Mid-Year Market Review
Halfway through 2026, and the market is doing that thing it does — pretending to be sober while quietly repricing everything that mattered six months ago. Artnet just dropped their Mid-Year Market Review, and for once the timing isn't terrible.
Silas Beckett, On-Chain Critic & Market Columnist·updated July 13, 2026

The Review Itself, and What It's Actually Reviewing
Artnet's piece lands as a snapshot — auction totals, median estimates, the usual gallery-side metrics. Useful, sure, but here's the gap nobody in the fine-art press wants to name: the on-chain market and the auction market are still two different animals with overlapping taxidermy. When they say "mid-year," they mean what sold at Christie's, Sotheby's, and Phillips. When I say mid-year, I mean what cleared on OpenSea, Blur, and Magic Eden — and what didn't.
The honest read? Liquidity is thinner than the headlines suggest. Floor prices on marquee PFPs have stabilized in a way that looks like strength but feels like exhaustion. Capitulation without catharsis. The community Discords are still loud; the wallets are quieter.
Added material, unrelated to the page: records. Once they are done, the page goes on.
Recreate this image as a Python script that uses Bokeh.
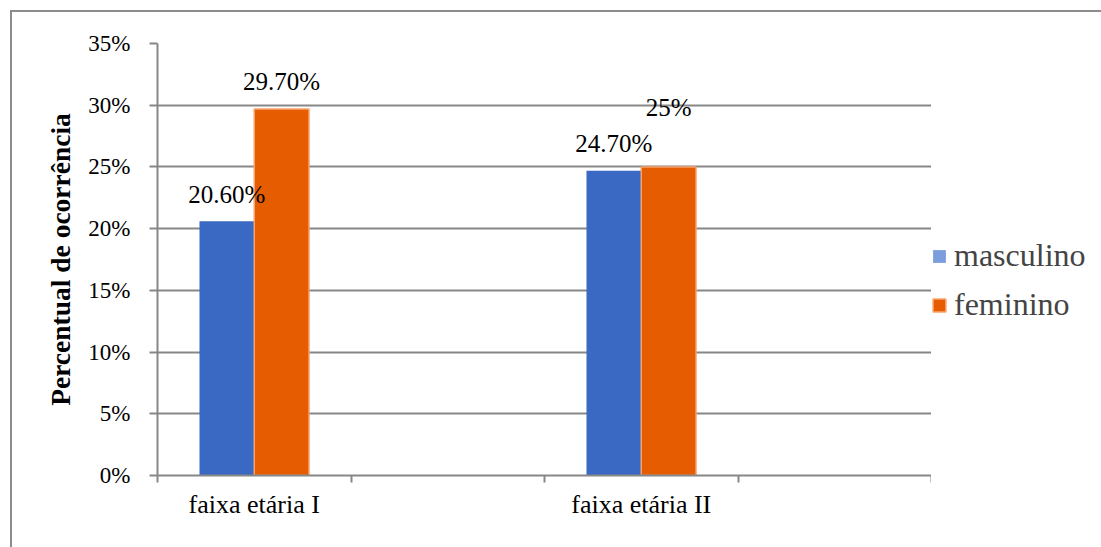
from bokeh.plotting import figure
from bokeh.layouts import row
from bokeh.models import (ColumnDataSource, FixedTicker, PrintfTickFormatter,
                          Legend, LegendItem, InlineStyleSheet)
from bokeh.core.properties import value
from bokeh.embed import file_html
from bokeh.resources import INLINE

# Category slots along the x axis (the empty slots have no bars)
slots = ["faixa etária I", "", "faixa etária II", ""]
groups = ["faixa etária I", "faixa etária II"]

masculino = [20.6, 24.7]
feminino = [29.7, 25.0]
masculino_labels = ["20.60%", "24.70%"]
feminino_labels = ["29.70%", "25%"]

y_ticks = [0, 5, 10, 15, 20, 25, 30, 35]

FONT = "Liberation Serif"
GRID = "#878787"
BLUE = "#3a69c3"
BLUE_KEY = "#7a9ddb"
ORANGE = "#e65c00"
ORANGE_EDGE = "#f7a36b"

bar_w = 0.283
centers = [slots.index(g) + 0.5 for g in groups]

p = figure(width=931, height=547, x_range=(0, len(slots)), y_range=(0, 35),
           output_backend="svg", toolbar_location=None,
           min_border_left=157, min_border_right=0,
           min_border_top=43, min_border_bottom=72)
p.background_fill_color = "white"
p.border_fill_color = "white"
p.outline_line_color = None

src_m = ColumnDataSource(dict(x=[c - bar_w / 2 for c in centers], top=masculino,
                              label=masculino_labels, dy=[-27, -27]))
src_f = ColumnDataSource(dict(x=[c + bar_w / 2 for c in centers], top=feminino,
                              label=feminino_labels, dy=[-27, -59]))

p.vbar(x="x", top="top", width=bar_w, source=src_m,
       fill_color=BLUE, line_color=None)
p.vbar(x="x", top="top", width=bar_w, source=src_f,
       fill_color=ORANGE, line_color=ORANGE_EDGE, line_width=1.5)

for src in (src_m, src_f):
    p.text(x="x", y="top", text="label", source=src, y_offset="dy",
           text_align="center", text_baseline="alphabetic",
           text_font=value(FONT), text_font_size="25px", text_color="black")

# Y axis
p.yaxis.ticker = FixedTicker(ticks=y_ticks)
p.yaxis.formatter = PrintfTickFormatter(format="%d%%")
p.yaxis.axis_line_color = GRID
p.yaxis.axis_line_width = 2
p.yaxis.major_tick_line_color = GRID
p.yaxis.major_tick_line_width = 2
p.yaxis.major_tick_out = 8
p.yaxis.major_tick_in = 0
p.yaxis.minor_tick_line_color = None
p.yaxis.major_label_standoff = 19
p.yaxis.major_label_text_font = FONT
p.yaxis.major_label_text_font_size = "23px"
p.yaxis.major_label_text_color = "black"
p.yaxis.axis_label = "Percentual de ocorrência"
p.yaxis.axis_label_text_font = FONT
p.yaxis.axis_label_text_font_size = "27.5px"
p.yaxis.axis_label_text_font_style = "bold"
p.yaxis.axis_label_text_color = "black"
p.yaxis.axis_label_standoff = 9

# X axis: labels at slot centres, tick marks at slot boundaries
label_pos = [i + 0.5 for i, s in enumerate(slots) if s]
p.xaxis.ticker = FixedTicker(ticks=label_pos, minor_ticks=list(range(len(slots) + 1)))
p.xaxis.major_label_overrides = {i + 0.5: s for i, s in enumerate(slots) if s}
p.xaxis.axis_line_color = GRID
p.xaxis.axis_line_width = 2
p.xaxis.major_tick_line_color = None
p.xaxis.major_tick_out = 0
p.xaxis.major_tick_in = 0
p.xaxis.minor_tick_line_color = GRID
p.xaxis.minor_tick_line_width = 2
p.xaxis.minor_tick_out = 7
p.xaxis.minor_tick_in = 0
p.xaxis.major_label_standoff = 7
p.xaxis.major_label_text_font = FONT
p.xaxis.major_label_text_font_size = "26px"
p.xaxis.major_label_text_color = "black"

p.xgrid.grid_line_color = None
p.ygrid.ticker = FixedTicker(ticks=y_ticks)
p.ygrid.grid_line_color = GRID
p.ygrid.grid_line_width = 2

# Legend panel to the right of the chart
lp = figure(width=170, height=547, x_range=(0, 1), y_range=(0, 1),
            output_backend="svg", toolbar_location=None, min_border=0)
lp.axis.visible = False
lp.grid.grid_line_color = None
lp.outline_line_color = None
lp.background_fill_color = "white"
lp.border_fill_color = "white"

# key glyphs tucked under the legend's opaque box; only their swatches show
key_m = lp.vbar(x=[0.5], bottom=[0.42], top=[0.46], width=0.05,
                fill_color=BLUE_KEY, line_color=None)
key_f = lp.vbar(x=[0.5], bottom=[0.42], top=[0.46], width=0.05,
                fill_color=ORANGE, line_color=ORANGE_EDGE, line_width=1.5)
legend = Legend(items=[LegendItem(label="masculino", renderers=[key_m]),
                       LegendItem(label="feminino", renderers=[key_f])],
                location=(0, 152), orientation="vertical")
legend.margin = 0
legend.padding = 0
legend.border_line_color = None
legend.background_fill_color = "white"
legend.background_fill_alpha = 1
legend.glyph_width = 16
legend.glyph_height = 16
legend.label_standoff = 7
legend.label_height = 30
legend.spacing = 12
legend.label_text_font = FONT
legend.label_text_font_size = "32px"
legend.label_text_baseline = "middle"
lp.add_layout(legend)

layout = row(p, lp, spacing=0)

# Outer chart frame
layout.stylesheets.append(InlineStyleSheet(css="""
:host { position: relative; }
:host::after {
  content: ''; position: absolute; left: 10px; top: 10px; right: 0; bottom: 0;
  border-left: 2px solid #8c8c8c; border-top: 2px solid #8c8c8c;
  pointer-events: none;
}
"""))

open("out.html", "w").write(file_html(layout, INLINE))
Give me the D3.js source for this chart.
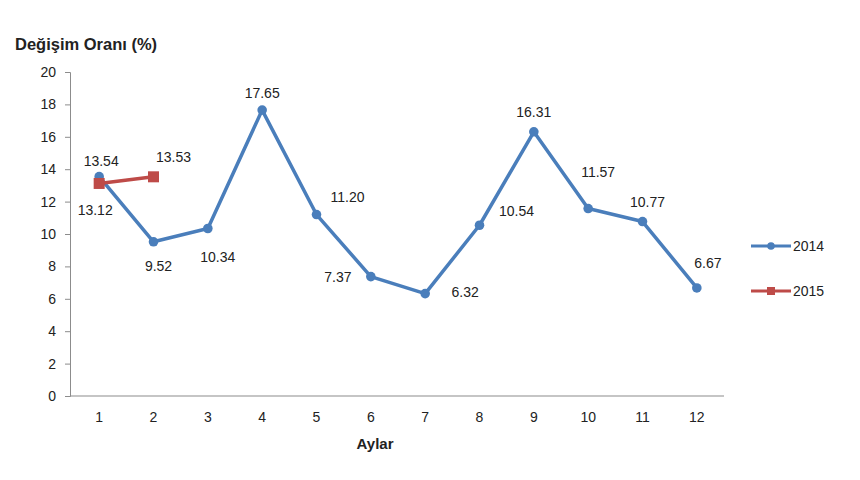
<!DOCTYPE html>
<html><head><meta charset="utf-8">
<script src="https://cdn.jsdelivr.net/npm/d3@7"></script>
<style>body{margin:0;background:#fff;font-family:"Liberation Sans",Arial,sans-serif}</style>
</head><body><svg id="c" width="860" height="480"></svg>
<script>
const months = [1,2,3,4,5,6,7,8,9,10,11,12];
const values2014 = [13.54,9.52,10.34,17.65,11.20,7.37,6.32,10.54,16.31,11.57,10.77,6.67];
const values2015 = [13.12,13.53];
const yTicks = [0,2,4,6,8,10,12,14,16,18,20];
const seriesNames = ["2014","2015"];
// label offsets (dx, dy) relative to point, styling only
const off2014 = [[2,-16],[5,24],[10,29],[0,-17],[31,-18],[-33,0],[40,-2],[37,-14],[0,-20],[10,-37],[5,-20],[11,-25]];
const off2015 = [[-4,27],[20,-20]];

const svg = d3.select("#c");
const m = {l:70, r:724, t:72, b:396};
const x = d3.scaleBand().domain(months).range([m.l+2, m.r]);
const y = d3.scaleLinear().domain([0,20]).range([m.b, m.t]);
const cx = d => x(d) + x.bandwidth()/2;
const axisCol = "#8c8c8c";
const FONT = "Liberation Sans, Arial, sans-serif";

const ya = svg.append("g").attr("transform",`translate(${m.l},0)`)
  .call(d3.axisLeft(y).tickValues(yTicks).tickSize(5).tickPadding(9));
ya.select(".domain").attr("stroke",axisCol);
ya.selectAll(".tick line").attr("stroke",axisCol);
ya.selectAll("text").attr("font-size",14).attr("fill","#222").attr("font-family",FONT);

const xa = svg.append("g").attr("transform",`translate(0,${m.b})`)
  .call(d3.axisBottom(x).tickSize(0).tickPadding(16).tickSizeOuter(0));
xa.select(".domain").attr("stroke",axisCol).attr("stroke-width",1.2).attr("d",`M${m.l},0H${m.r}`);
xa.selectAll("text").attr("font-size",14).attr("fill","#222").attr("font-family",FONT);

svg.append("text").attr("x",15).attr("y",50).attr("font-size",16.5).attr("font-weight","bold")
  .attr("fill","#222").attr("font-family",FONT).text("Değişim Oranı (%)");
svg.append("text").attr("x",375).attr("y",449).attr("font-size",15).attr("font-weight","bold")
  .attr("text-anchor","middle").attr("fill","#222").attr("font-family",FONT).text("Aylar");

const blue = "#4a7ebb", red = "#be4b48";
const line = d3.line().x((d,i)=>cx(months[i])).y(d=>y(d));

svg.append("path").datum(values2014).attr("d",line).attr("fill","none")
  .attr("stroke",blue).attr("stroke-width",3.5).attr("stroke-linejoin","round");
svg.selectAll(".p14").data(values2014).enter().append("circle")
  .attr("cx",(d,i)=>cx(months[i])).attr("cy",d=>y(d)).attr("r",4.8).attr("fill",blue);

svg.append("path").datum(values2015).attr("d",line).attr("fill","none")
  .attr("stroke",red).attr("stroke-width",3.5);
svg.selectAll(".p15").data(values2015).enter().append("rect")
  .attr("x",(d,i)=>cx(months[i])-5.5).attr("y",d=>y(d)-5.5).attr("width",11).attr("height",11).attr("fill",red);

const fmt = d3.format(".2f");
svg.selectAll(".l14").data(values2014).enter().append("text")
  .attr("x",(d,i)=>cx(months[i])+off2014[i][0]).attr("y",(d,i)=>y(d)+off2014[i][1]+5)
  .attr("text-anchor","middle").attr("font-size",14).attr("fill","#222").attr("font-family",FONT).text(d=>fmt(d));
svg.selectAll(".l15").data(values2015).enter().append("text")
  .attr("x",(d,i)=>cx(months[i])+off2015[i][0]).attr("y",(d,i)=>y(d)+off2015[i][1]+5)
  .attr("text-anchor","middle").attr("font-size",14).attr("fill","#222").attr("font-family",FONT).text(d=>fmt(d));

// legend
const lg = svg.append("g");
[[blue,"circle",246],[red,"rect",291]].forEach((s,i)=>{
  lg.append("line").attr("x1",751).attr("x2",791).attr("y1",s[2]).attr("y2",s[2]).attr("stroke",s[0]).attr("stroke-width",3);
  if(s[1]==="circle") lg.append("circle").attr("cx",771).attr("cy",s[2]).attr("r",3.8).attr("fill",s[0]);
  else lg.append("rect").attr("x",767).attr("y",s[2]-4).attr("width",8).attr("height",8).attr("fill",s[0]);
  lg.append("text").attr("x",793).attr("y",s[2]+5).attr("font-size",14).attr("fill","#222").attr("font-family",FONT).text(seriesNames[i]);
});
</script></body></html>
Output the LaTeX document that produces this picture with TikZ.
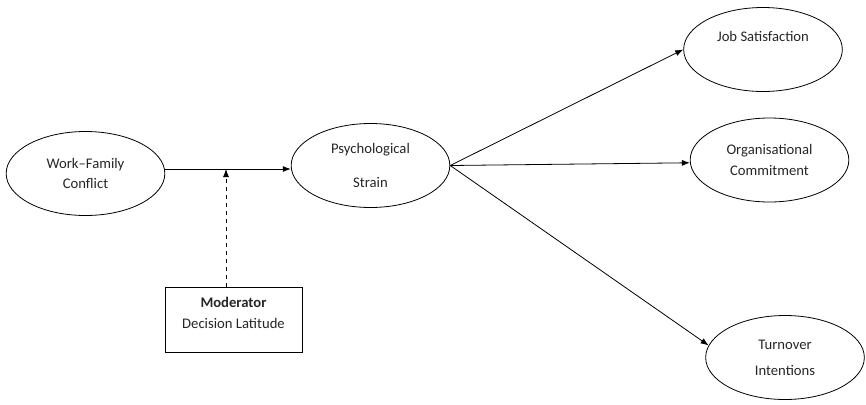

That's a signal, not noise.
What Actually Matters for the Mid-Year Check-In
If you're running a collection, advising one, or just sizing the market before the next drop cycle, the Artnet review is a decent temperature check — but it's the wrong thermometer. Use it to calibrate sentiment, not strategy. The real question for anyone operating in this space right now: is your infrastructure ready for the next leg up, whenever that comes? Because every time a brand or gallery tries to onboard a wave of buyers, the same wall shows up — fiat rails, KYC friction, checkout abandonment. The tools that close that gap are quietly becoming the difference between a drop that converts and a drop that ghosts.
That's the unsexy truth. The cultural premium on a piece of generative art or a PFP collectible is real, but it's downstream of access. If your checkout stack treats a first-time buyer like a suspicious wire transfer, you've already lost the sale before the metadata matters.
The Takeaway Nobody Wants to Print
We're mid-year, the review is out, and the market is exactly where it should be — consolidating, weeding out weak hands and weaker projects, waiting for the next narrative catalyst. That could be a new mint standard, a regulatory clarity event, or a brand campaign that actually delivers utility. I don't know which. Neither does Artnet. Neither does the loudest voice in any given Discord.
What I do know: the floor is where the conviction shows up, and right now conviction is expensive. Pay attention to the projects still clearing volume at sustained prices. Ignore the rest. Mid-year is for trimming, not for topping up.